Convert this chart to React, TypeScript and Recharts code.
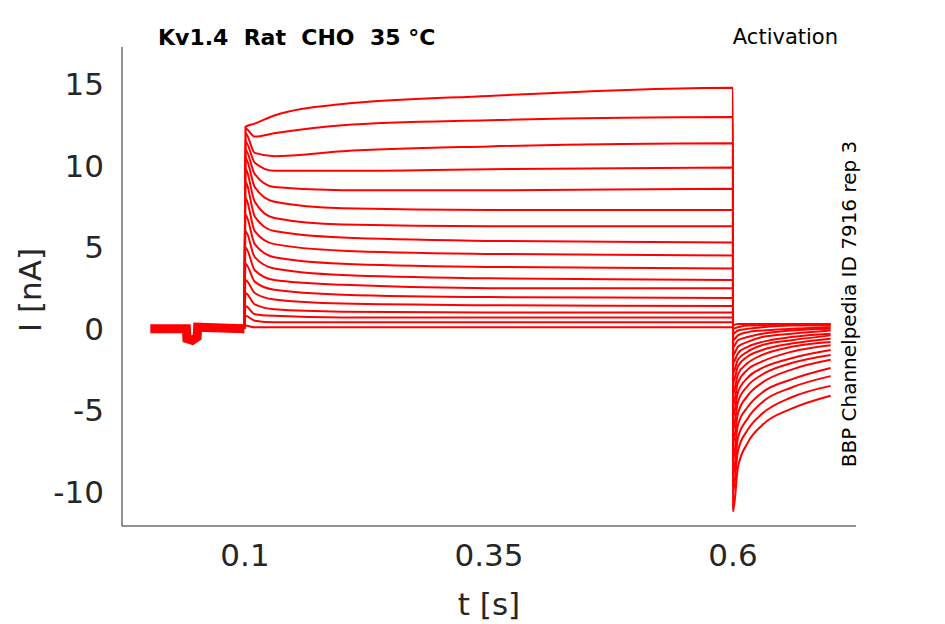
import React from 'react';
import { LineChart, Line, XAxis, YAxis } from 'recharts';

// step protocol times (s)
const stepTimes = [0.1005, 0.11, 0.13, 0.2, 0.35, 0.5999];
const tailTimes = [0.6001, 0.605, 0.615, 0.63, 0.66, 0.7];

// current during step (nA), one row per trace
const stepValues = [
    [12.4, 12.6, 13.1, 13.8, 14.3, 14.8],
    [12.3, 11.8, 12.0, 12.5, 12.8, 13.0],
    [12.0, 10.8, 10.6, 10.9, 11.2, 11.4],
    [11.5, 10.2, 9.7, 9.7, 9.8, 9.9],
    [11.0, 9.5, 8.7, 8.5, 8.5, 8.6],
    [10.5, 8.7, 7.8, 7.4, 7.3, 7.3],
    [9.8, 7.8, 6.8, 6.4, 6.3, 6.3],
    [9.0, 6.9, 6.0, 5.6, 5.4, 5.3],
    [8.0, 6.0, 5.2, 4.8, 4.6, 4.5],
    [7.0, 5.2, 4.4, 4.0, 3.8, 3.7],
    [6.0, 4.4, 3.7, 3.3, 3.1, 3.0],
    [5.0, 3.6, 3.0, 2.7, 2.5, 2.5],
    [4.0, 2.9, 2.4, 2.1, 1.95, 1.9],
    [3.0, 2.2, 1.8, 1.55, 1.45, 1.4],
    [2.2, 1.5, 1.2, 1.05, 1.0, 1.0],
    [1.4, 0.9, 0.8, 0.7, 0.7, 0.7],
    [0.8, 0.5, 0.4, 0.4, 0.4, 0.4],
    [0.2, 0.1, 0.1, 0.1, 0.1, 0.1],
];

// tail currents after step (nA)
const tailValues = [
    [-11.2, -8.5, -7.0, -5.9, -4.9, -4.1],
    [-10.0, -7.5, -6.2, -5.2, -4.2, -3.5],
    [-9.0, -6.7, -5.5, -4.5, -3.6, -2.9],
    [-8.0, -5.9, -4.8, -3.9, -3.1, -2.4],
    [-7.0, -5.2, -4.1, -3.3, -2.5, -1.9],
    [-6.2, -4.5, -3.5, -2.8, -2.1, -1.6],
    [-5.4, -3.9, -3.0, -2.4, -1.8, -1.3],
    [-4.7, -3.3, -2.5, -2.0, -1.4, -1.0],
    [-4.0, -2.8, -2.1, -1.6, -1.1, -0.8],
    [-3.3, -2.3, -1.7, -1.3, -0.9, -0.6],
    [-2.7, -1.9, -1.4, -1.0, -0.7, -0.4],
    [-2.1, -1.5, -1.1, -0.8, -0.5, -0.3],
    [-1.6, -1.1, -0.8, -0.5, -0.3, -0.1],
    [-1.1, -0.7, -0.5, -0.3, -0.1, 0.0],
    [-0.7, -0.4, -0.2, -0.1, 0.0, 0.1],
    [-0.3, -0.1, 0.0, 0.1, 0.2, 0.2],
    [0.0, 0.1, 0.2, 0.2, 0.3, 0.3],
    [0.2, 0.3, 0.3, 0.3, 0.3, 0.3],
];

// holding period before the step
const preTimes = [0.003, 0.04, 0.0405, 0.046, 0.051, 0.0515, 0.0995];
const preValues = [0.0, 0.0, -0.6, -0.7, -0.5, 0.1, 0.0];

const xTicks = [0.1, 0.35, 0.6];
const yTicks = [-10, -5, 0, 5, 10, 15];

const traces = stepValues.map((sv, i) => [
    { t: preTimes[preTimes.length - 1], v: preValues[preValues.length - 1] },
    ...stepTimes.map((t, j) => ({ t, v: sv[j] })),
    ...tailTimes.map((t, j) => ({ t, v: tailValues[i][j] })),
]);
const preData = preTimes.map((t, j) => ({ t, v: preValues[j] }));

const font = '"DejaVu Sans", sans-serif';
const tickStyle = { fontSize: 31, fill: '#262626', fontFamily: font };

export default function App() {
    return (
        <div style={{ position: 'absolute', left: 0, top: 0, width: 945, height: 624, background: '#fff' }}>
            <LineChart width={945} height={624} margin={{ top: 47, right: 89, bottom: 68, left: 2 }}>
                <XAxis
                    dataKey='t'
                    type='number'
                    domain={[-0.026, 0.726]}
                    ticks={xTicks}
                    tick={tickStyle}
                    tickLine={false}
                    tickMargin={12}
                    stroke='#262626'
                    allowDuplicatedCategory={false}
                />
                <YAxis
                    type='number'
                    domain={[-12.1, 17.3]}
                    ticks={yTicks}
                    tick={tickStyle}
                    tickLine={false}
                    tickMargin={12}
                    width={120}
                    stroke='#262626'
                />
                <Line data={preData} dataKey='v' stroke='#ff0000' strokeWidth={9} dot={false} isAnimationActive={false} type='linear' />
                {traces.map((d, i) => (
                    <Line key={i} data={d} dataKey='v' stroke='#ff0000' strokeWidth={2} dot={false} isAnimationActive={false} type='monotone' />
                ))}
            </LineChart>
            <div style={{ position: 'absolute', left: 158, top: 25, fontFamily: font, fontWeight: 'bold', fontSize: 22 }}>Kv1.4&nbsp; Rat&nbsp; CHO&nbsp; 35 °C</div>
            <div style={{ position: 'absolute', right: 107, top: 25, fontFamily: font, fontSize: 21 }}>Activation</div>
            <div style={{ position: 'absolute', left: 849, top: 304, fontFamily: font, fontSize: 20, transform: 'translate(-50%,-50%) rotate(-90deg)', whiteSpace: 'nowrap' }}>BBP Channelpedia ID 7916 rep 3</div>
            <div style={{ position: 'absolute', left: 30, top: 290, fontFamily: font, fontSize: 31, color: '#262626', transform: 'translate(-50%,-50%) rotate(-90deg)', whiteSpace: 'nowrap' }}>I [nA]</div>
            <div style={{ position: 'absolute', left: 489, top: 604, fontFamily: font, fontSize: 31, color: '#262626', transform: 'translate(-50%,-50%)', whiteSpace: 'nowrap' }}>t [s]</div>
        </div>
    );
}
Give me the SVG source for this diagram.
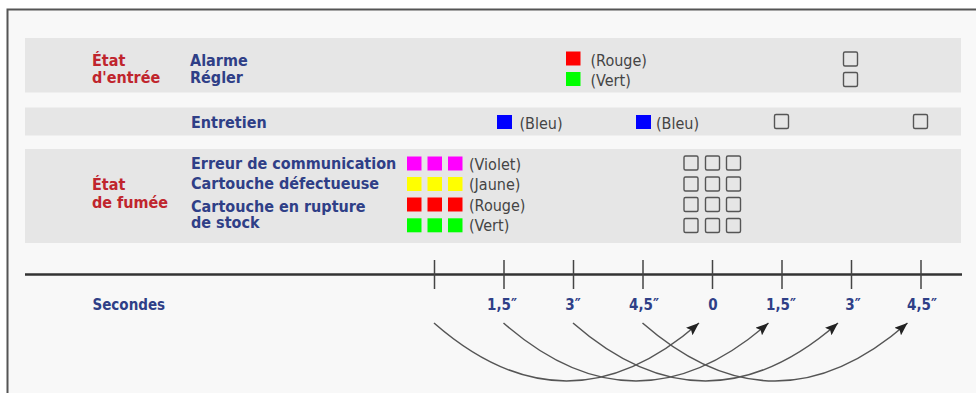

============================================================

#### [SHORT TASK]
Up to and including the line with "const tailTimes = [0.6001, 0.605, 0.615, 0.63, 0.66, 0.7];", copy the data above from its first line. Skip pictures.

#### [FINISHED ANSWER]
Convert this chart to React, TypeScript and Recharts code.
import React from 'react';
import { LineChart, Line, XAxis, YAxis } from 'recharts';

// step protocol times (s)
const stepTimes = [0.1005, 0.11, 0.13, 0.2, 0.35, 0.5999];
const tailTimes = [0.6001, 0.605, 0.615, 0.63, 0.66, 0.7];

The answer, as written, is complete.